• [DIRECTION]
Only the lines from the start of the data to the line containing "ax = fig.add_axes([0.1406, 0.1708, 0.8541, 0.8035])", both included, should be output, exactly and without pictures.

• [RECORDED DATA]
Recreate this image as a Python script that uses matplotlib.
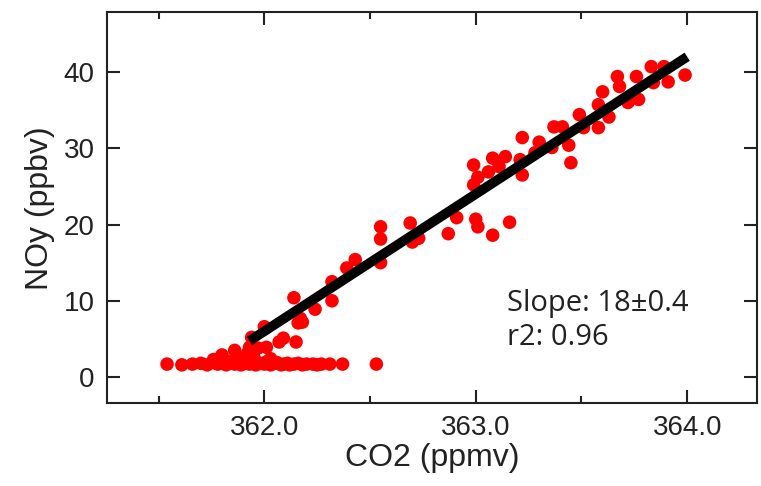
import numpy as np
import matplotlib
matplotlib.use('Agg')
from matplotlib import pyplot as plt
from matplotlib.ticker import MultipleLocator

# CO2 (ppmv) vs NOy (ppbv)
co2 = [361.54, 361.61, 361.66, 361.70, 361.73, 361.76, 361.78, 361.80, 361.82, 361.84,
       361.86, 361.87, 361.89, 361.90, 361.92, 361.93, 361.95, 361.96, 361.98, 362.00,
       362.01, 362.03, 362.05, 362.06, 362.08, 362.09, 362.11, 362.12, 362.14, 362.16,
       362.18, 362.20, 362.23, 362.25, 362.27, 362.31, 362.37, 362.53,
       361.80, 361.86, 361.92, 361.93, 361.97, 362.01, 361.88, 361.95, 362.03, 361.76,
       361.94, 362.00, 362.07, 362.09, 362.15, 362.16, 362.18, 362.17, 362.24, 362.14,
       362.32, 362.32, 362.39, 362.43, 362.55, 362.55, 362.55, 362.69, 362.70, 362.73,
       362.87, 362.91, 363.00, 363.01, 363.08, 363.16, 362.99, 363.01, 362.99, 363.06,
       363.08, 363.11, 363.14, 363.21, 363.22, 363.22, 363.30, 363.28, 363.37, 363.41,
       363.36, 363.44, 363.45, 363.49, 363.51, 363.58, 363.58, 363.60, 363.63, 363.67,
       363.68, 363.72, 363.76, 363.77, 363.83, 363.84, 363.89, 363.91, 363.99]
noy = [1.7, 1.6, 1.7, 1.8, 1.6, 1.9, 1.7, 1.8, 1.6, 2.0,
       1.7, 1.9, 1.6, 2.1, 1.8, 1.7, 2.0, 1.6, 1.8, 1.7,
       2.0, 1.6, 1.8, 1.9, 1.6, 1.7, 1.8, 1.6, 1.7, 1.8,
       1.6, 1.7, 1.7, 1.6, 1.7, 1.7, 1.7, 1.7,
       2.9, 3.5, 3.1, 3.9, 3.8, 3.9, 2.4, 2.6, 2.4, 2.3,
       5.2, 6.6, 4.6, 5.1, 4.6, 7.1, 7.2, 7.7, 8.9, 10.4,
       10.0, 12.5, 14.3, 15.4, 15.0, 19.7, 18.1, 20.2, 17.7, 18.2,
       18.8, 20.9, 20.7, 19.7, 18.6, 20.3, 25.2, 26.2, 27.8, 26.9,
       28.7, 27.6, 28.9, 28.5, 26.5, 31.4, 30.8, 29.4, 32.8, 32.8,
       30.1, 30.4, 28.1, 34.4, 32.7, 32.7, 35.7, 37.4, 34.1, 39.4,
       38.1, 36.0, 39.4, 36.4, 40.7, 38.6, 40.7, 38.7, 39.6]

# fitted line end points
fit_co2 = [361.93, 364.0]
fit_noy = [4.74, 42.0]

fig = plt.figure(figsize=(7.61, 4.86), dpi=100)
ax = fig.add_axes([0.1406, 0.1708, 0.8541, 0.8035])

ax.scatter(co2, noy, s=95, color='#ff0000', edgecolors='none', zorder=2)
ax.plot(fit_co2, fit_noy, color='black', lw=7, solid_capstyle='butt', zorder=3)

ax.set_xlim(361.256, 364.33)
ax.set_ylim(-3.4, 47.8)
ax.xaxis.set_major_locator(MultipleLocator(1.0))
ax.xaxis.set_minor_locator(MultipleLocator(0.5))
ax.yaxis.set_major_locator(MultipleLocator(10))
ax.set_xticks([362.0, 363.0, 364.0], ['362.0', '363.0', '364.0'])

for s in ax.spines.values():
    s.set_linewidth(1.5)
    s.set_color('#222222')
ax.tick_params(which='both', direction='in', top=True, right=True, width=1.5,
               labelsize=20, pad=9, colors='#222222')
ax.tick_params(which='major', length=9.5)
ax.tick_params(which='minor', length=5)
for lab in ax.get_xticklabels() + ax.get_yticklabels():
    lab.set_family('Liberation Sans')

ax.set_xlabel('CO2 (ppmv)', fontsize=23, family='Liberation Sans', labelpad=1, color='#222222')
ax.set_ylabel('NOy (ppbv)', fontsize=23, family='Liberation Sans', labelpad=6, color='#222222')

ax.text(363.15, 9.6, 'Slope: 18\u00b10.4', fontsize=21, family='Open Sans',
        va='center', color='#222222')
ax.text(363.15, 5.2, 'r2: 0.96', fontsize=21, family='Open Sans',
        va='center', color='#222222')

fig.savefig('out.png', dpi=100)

• [WRITTEN SOLUTION]
Recreate this image as a Python script that uses matplotlib.
import numpy as np
import matplotlib
matplotlib.use('Agg')
from matplotlib import pyplot as plt
from matplotlib.ticker import MultipleLocator

# CO2 (ppmv) vs NOy (ppbv)
co2 = [361.54, 361.61, 361.66, 361.70, 361.73, 361.76, 361.78, 361.80, 361.82, 361.84,
       361.86, 361.87, 361.89, 361.90, 361.92, 361.93, 361.95, 361.96, 361.98, 362.00,
       362.01, 362.03, 362.05, 362.06, 362.08, 362.09, 362.11, 362.12, 362.14, 362.16,
       362.18, 362.20, 362.23, 362.25, 362.27, 362.31, 362.37, 362.53,
       361.80, 361.86, 361.92, 361.93, 361.97, 362.01, 361.88, 361.95, 362.03, 361.76,
       361.94, 362.00, 362.07, 362.09, 362.15, 362.16, 362.18, 362.17, 362.24, 362.14,
       362.32, 362.32, 362.39, 362.43, 362.55, 362.55, 362.55, 362.69, 362.70, 362.73,
       362.87, 362.91, 363.00, 363.01, 363.08, 363.16, 362.99, 363.01, 362.99, 363.06,
       363.08, 363.11, 363.14, 363.21, 363.22, 363.22, 363.30, 363.28, 363.37, 363.41,
       363.36, 363.44, 363.45, 363.49, 363.51, 363.58, 363.58, 363.60, 363.63, 363.67,
       363.68, 363.72, 363.76, 363.77, 363.83, 363.84, 363.89, 363.91, 363.99]
noy = [1.7, 1.6, 1.7, 1.8, 1.6, 1.9, 1.7, 1.8, 1.6, 2.0,
       1.7, 1.9, 1.6, 2.1, 1.8, 1.7, 2.0, 1.6, 1.8, 1.7,
       2.0, 1.6, 1.8, 1.9, 1.6, 1.7, 1.8, 1.6, 1.7, 1.8,
       1.6, 1.7, 1.7, 1.6, 1.7, 1.7, 1.7, 1.7,
       2.9, 3.5, 3.1, 3.9, 3.8, 3.9, 2.4, 2.6, 2.4, 2.3,
       5.2, 6.6, 4.6, 5.1, 4.6, 7.1, 7.2, 7.7, 8.9, 10.4,
       10.0, 12.5, 14.3, 15.4, 15.0, 19.7, 18.1, 20.2, 17.7, 18.2,
       18.8, 20.9, 20.7, 19.7, 18.6, 20.3, 25.2, 26.2, 27.8, 26.9,
       28.7, 27.6, 28.9, 28.5, 26.5, 31.4, 30.8, 29.4, 32.8, 32.8,
       30.1, 30.4, 28.1, 34.4, 32.7, 32.7, 35.7, 37.4, 34.1, 39.4,
       38.1, 36.0, 39.4, 36.4, 40.7, 38.6, 40.7, 38.7, 39.6]

# fitted line end points
fit_co2 = [361.93, 364.0]
fit_noy = [4.74, 42.0]

fig = plt.figure(figsize=(7.61, 4.86), dpi=100)
ax = fig.add_axes([0.1406, 0.1708, 0.8541, 0.8035])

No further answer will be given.